"""

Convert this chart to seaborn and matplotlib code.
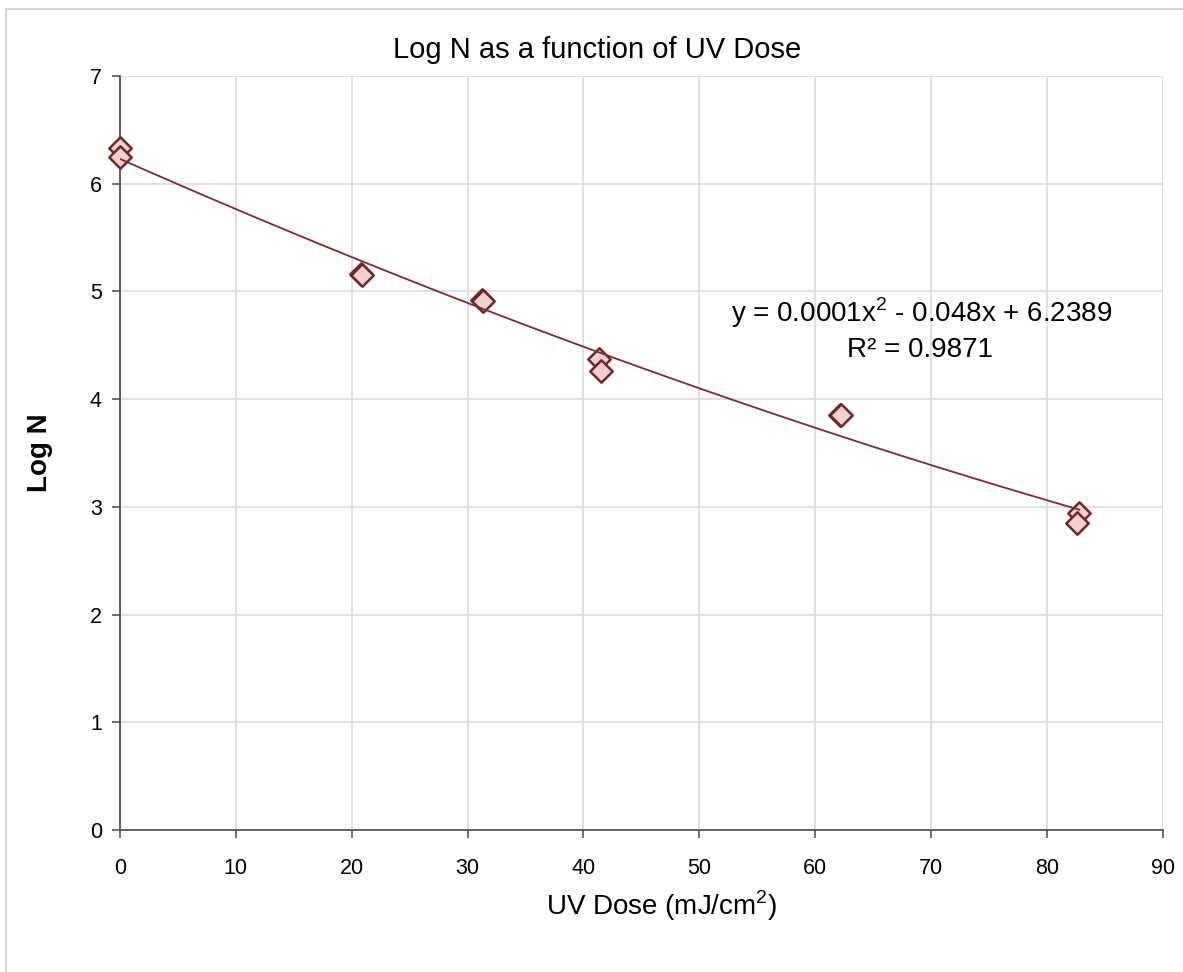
import numpy as np
import pandas as pd
import matplotlib
matplotlib.use("Agg")
import matplotlib.pyplot as plt
import seaborn as sns

# data
uv_dose = [0.0, 0.0, 20.8, 20.9, 31.2, 31.3, 41.3, 41.5, 62.1, 62.2, 82.8, 82.6]
log_n = [6.33, 6.25, 5.16, 5.15, 4.92, 4.91, 4.37, 4.26, 3.85, 3.85, 2.94, 2.85]

x_ticks = list(range(0, 91, 10))
y_ticks = list(range(0, 8))
equation_text = "y = 0.0001x$^2$ - 0.048x + 6.2389"
r2_text = "R² = 0.9871"

df = pd.DataFrame({"dose": uv_dose, "logn": log_n})

sns.set_style("whitegrid")
plt.rcParams["font.family"] = ["Liberation Sans", "DejaVu Sans"]
plt.rcParams["mathtext.fontset"] = "custom"
plt.rcParams["mathtext.rm"] = "Liberation Sans"
plt.rcParams["text.color"] = "black"
plt.rcParams["axes.labelcolor"] = "black"
plt.rcParams["xtick.color"] = "black"
plt.rcParams["ytick.color"] = "black"

maroon = "#6E2626"
fill = "#F3D0D0"

fig = plt.figure(figsize=(11.83, 9.72), dpi=100)
ax = fig.add_axes([0.1014, 0.1461, 0.8816, 0.7757])

sns.scatterplot(data=df, x="dose", y="logn", marker="D", s=130,
                color=fill, edgecolor=maroon, linewidth=1.8, ax=ax,
                zorder=3, clip_on=False)
sns.regplot(data=df, x="dose", y="logn", order=2, ci=None, scatter=False,
            line_kws={"color": "#7A2E2E", "linewidth": 1.3, "zorder": 4}, ax=ax)

ax.set_xlim(0, 90)
ax.set_ylim(0, 7)
ax.set_xticks(x_ticks)
ax.set_yticks(y_ticks)
ax.tick_params(axis="both", labelsize=15.5, length=6, width=1.2,
               color="#555555", direction="out", left=True, bottom=True)
ax.tick_params(axis="x", pad=14)
ax.tick_params(axis="y", pad=7)
ax.grid(True, color="#D9D9D9", linewidth=1.1)
for side in ["top", "right"]:
    ax.spines[side].set_visible(False)
for side in ["left", "bottom"]:
    ax.spines[side].set_color("#555555")
    ax.spines[side].set_linewidth(1.3)

fig.suptitle("Log N as a function of UV Dose", fontsize=21, x=0.505, y=0.949,
             va="center")
ax.set_xlabel("UV Dose (mJ/cm$^2$)", fontsize=20)
ax.xaxis.set_label_coords(0.5195, -0.077)
ax.set_ylabel("Log N", fontsize=20, fontweight="bold")
ax.yaxis.set_label_coords(-0.064, 0.5)

ax.text(69.2, 4.80, equation_text, fontsize=20, ha="center", va="center")
ax.text(69.0, 4.46, r2_text, fontsize=20, ha="center", va="center")

# light outer frame of the chart area
fig.add_artist(plt.Rectangle((0.005, -0.01), 1.2, 0.9995 - 0.0092 + 0.01,
                             transform=fig.transFigure, fill=False,
                             edgecolor="#D0D0D0", linewidth=1.2))

fig.savefig("out.png", dpi=100)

"""

EXERCISE GOAL:
Restate each line from the start of the listing through the line bearing "3.85, 2.94, 2.85]" word for word. Drop the pictures.

COMPLETE RESPONSE:
Convert this chart to seaborn and matplotlib code.
import numpy as np
import pandas as pd
import matplotlib
matplotlib.use("Agg")
import matplotlib.pyplot as plt
import seaborn as sns

# data
uv_dose = [0.0, 0.0, 20.8, 20.9, 31.2, 31.3, 41.3, 41.5, 62.1, 62.2, 82.8, 82.6]
log_n = [6.33, 6.25, 5.16, 5.15, 4.92, 4.91, 4.37, 4.26, 3.85, 3.85, 2.94, 2.85]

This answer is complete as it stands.